__TASK PROMPT__. Omit the pictures and print exactly the lines of the listing below, starting at the first and ending at the line containing "w1_y = [6, 4, 3, 2, 1, 6, 6, 6, 4]".

__SOURCE MATERIAL__.
## START
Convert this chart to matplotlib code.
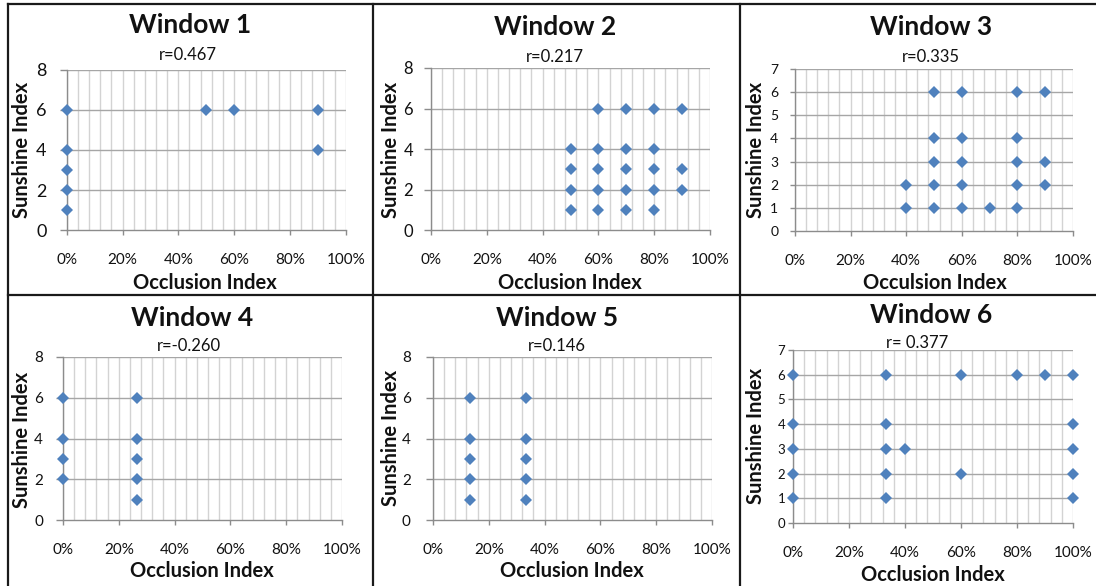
import matplotlib
matplotlib.use("Agg")
import matplotlib.pyplot as plt
from matplotlib.lines import Line2D
import numpy as np

plt.rcParams["font.family"] = ["Lato", "DejaVu Sans"]

# ---- data -------------------------------------------------------------
titles = ["Window 1", "Window 2", "Window 3", "Window 4", "Window 5", "Window 6"]
r_labels = ["r=0.467", "r=0.217", "r=0.335", "r=-0.260", "r=0.146", "r= 0.377"]
x_labels = ["Occlusion Index", "Occlusion Index", "Occulsion Index",
            "Occlusion Index", "Occlusion Index", "Occlusion Index"]
y_label = "Sunshine Index"

w1_x = [0, 0, 0, 0, 0, 0.5, 0.6, 0.9, 0.9]
w1_y = [6, 4, 3, 2, 1, 6, 6, 6, 4]

w2_x = [0.5, 0.5, 0.5, 0.5,
        0.6, 0.6, 0.6, 0.6, 0.6,
        0.7, 0.7, 0.7, 0.7, 0.7,
        0.8, 0.8, 0.8, 0.8, 0.8,
        0.9, 0.9, 0.9]
w2_y = [4, 3, 2, 1,
        6, 4, 3, 2, 1,
        6, 4, 3, 2, 1,
        6, 4, 3, 2, 1,
        6, 3, 2]

w3_x = [0.4, 0.4,
        0.5, 0.5, 0.5, 0.5, 0.5,
        0.6, 0.6, 0.6, 0.6, 0.6,
        0.7,
        0.8, 0.8, 0.8, 0.8, 0.8,
        0.9, 0.9, 0.9]
w3_y = [2, 1,
        6, 4, 3, 2, 1,
        6, 4, 3, 2, 1,
        1,
        6, 4, 3, 2, 1,
        6, 3, 2]

w4_x = [0, 0, 0, 0, 0.267, 0.267, 0.267, 0.267, 0.267]
w4_y = [6, 4, 3, 2, 6, 4, 3, 2, 1]

w5_x = [0.133, 0.133, 0.133, 0.133, 0.133, 0.333, 0.333, 0.333, 0.333, 0.333]
w5_y = [6, 4, 3, 2, 1, 6, 4, 3, 2, 1]

w6_x = [0, 0, 0, 0, 0,
        0.333, 0.333, 0.333, 0.333, 0.333,
        0.4,
        0.6, 0.6,
        0.8, 0.9,
        1.0, 1.0, 1.0, 1.0, 1.0]
w6_y = [6, 4, 3, 2, 1,
        6, 4, 3, 2, 1,
        3,
        6, 2,
        6, 6,
        6, 4, 3, 2, 1]

series_x = [w1_x, w2_x, w3_x, w4_x, w5_x, w6_x]
series_y = [w1_y, w2_y, w3_y, w4_y, w5_y, w6_y]
y_max = [8, 8, 7, 8, 8, 7]
y_step = [2, 2, 1, 2, 2, 1]
x_ticks = [0, 0.2, 0.4, 0.6, 0.8, 1.0]
x_tick_text = ["0%", "20%", "40%", "60%", "80%", "100%"]

# ---- layout (pixels) --------------------------------------------------
W, H = 1096, 586
# left, right, top, bottom of each plot area
boxes = [(66.7, 345.7, 70, 230), (431, 710, 68, 230), (795, 1073, 69, 231),
         (63, 342, 357, 520), (433, 712, 357, 520), (793, 1073, 350, 523)]
title_pos = [(190, 25), (555, 27), (931, 27), (192, 318), (557, 318), (931, 315)]
r_pos = [(188, 55), (555, 57), (931, 57), (189, 346), (557, 346), (917, 343)]
ylab_pos = [(22, 150), (391, 150), (756, 150), (22, 440), (391, 438), (756, 436)]
xlab_pos = [(205, 283), (570, 283), (935, 283), (202, 571), (572, 571), (933, 575)]
ytick_size = [13, 12, 10, 11, 11, 9.5]
ytick_pad = [9.4, 8, 8.6, 9.4, 11, 2]
ytick_len = [5, 5, 3.5, 5, 5, 3.5]

MARKER = "#4F81BD"
GRID_V = "#D3D3D3"
GRID_H = "#A6A6A6"
AXIS = "#8C8C8C"
TEXT = "#111111"

fig = plt.figure(figsize=(W / 100, H / 100), dpi=100)
fig.patch.set_facecolor("white")


def fx(px):
    return px / W


def fy(py):
    return 1 - py / H


for i in range(6):
    l, r, t, b = boxes[i]
    ax = fig.add_axes([fx(l), fy(b), (r - l) / W, (b - t) / H])
    ax.set_xlim(0, 1)
    ax.set_ylim(0, y_max[i])

    # minor vertical grid every 4 %
    for gx in np.linspace(0, 1, 26):
        ax.axvline(gx, color=GRID_V, lw=1.0, zorder=1)
    yt = np.arange(0, y_max[i] + 0.5, y_step[i])
    for gy in yt[1:]:
        ax.axhline(gy, color=GRID_H, lw=1.0, zorder=1.5)

    for s in ("top", "right"):
        ax.spines[s].set_visible(False)
    for s in ("left", "bottom"):
        ax.spines[s].set_color(AXIS)
        ax.spines[s].set_linewidth(1.0)

    ax.set_xticks(x_ticks)
    ax.set_xticklabels(x_tick_text)
    ax.set_yticks(yt)
    ax.set_yticklabels([str(int(v)) for v in yt])
    ax.tick_params(axis="x", direction="out", length=3.6, width=1.0,
                   color=AXIS, pad=13, labelsize=11, labelcolor=TEXT)
    ax.tick_params(axis="y", direction="out", length=ytick_len[i], width=1.0,
                   color=AXIS, pad=ytick_pad[i], labelsize=ytick_size[i],
                   labelcolor=TEXT)

    ax.plot(series_x[i], series_y[i], linestyle="none", marker="D",
            markersize=6.0, markerfacecolor=MARKER, markeredgewidth=0,
            clip_on=False, zorder=5)

    fig.text(fx(title_pos[i][0]), fy(title_pos[i][1]), titles[i],
             ha="center", va="center", fontsize=19, fontweight="bold",
             color=TEXT)
    fig.text(fx(r_pos[i][0]), fy(r_pos[i][1]), r_labels[i],
             ha="center", va="center", fontsize=12, color=TEXT)
    fig.text(fx(ylab_pos[i][0]), fy(ylab_pos[i][1]), y_label,
             ha="center", va="center", rotation=90, fontsize=14.5,
             fontweight="bold", color=TEXT)
    fig.text(fx(xlab_pos[i][0]), fy(xlab_pos[i][1]), x_labels[i],
             ha="center", va="center", fontsize=14.5, fontweight="bold",
             color=TEXT)

# table cell borders
BORDER = "#1A1A1A"
frame = [((7.5, 7.5), (3.5, 586)),
         ((7.5, 1096), (3.5, 3.5)),
         ((373, 373), (3.5, 586)),
         ((739.5, 739.5), (3.5, 586)),
         ((7.5, 1096), (294.5, 294.5))]
for xs, ys in frame:
    fig.add_artist(Line2D([fx(xs[0]), fx(xs[1])], [fy(ys[0]), fy(ys[1])],
                          transform=fig.transFigure, color=BORDER, lw=1.6))

fig.savefig("out.png", dpi=100)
## END
__FINAL ANSWER__.
Convert this chart to matplotlib code.
import matplotlib
matplotlib.use("Agg")
import matplotlib.pyplot as plt
from matplotlib.lines import Line2D
import numpy as np

plt.rcParams["font.family"] = ["Lato", "DejaVu Sans"]

# ---- data -------------------------------------------------------------
titles = ["Window 1", "Window 2", "Window 3", "Window 4", "Window 5", "Window 6"]
r_labels = ["r=0.467", "r=0.217", "r=0.335", "r=-0.260", "r=0.146", "r= 0.377"]
x_labels = ["Occlusion Index", "Occlusion Index", "Occulsion Index",
            "Occlusion Index", "Occlusion Index", "Occlusion Index"]
y_label = "Sunshine Index"

w1_x = [0, 0, 0, 0, 0, 0.5, 0.6, 0.9, 0.9]
w1_y = [6, 4, 3, 2, 1, 6, 6, 6, 4]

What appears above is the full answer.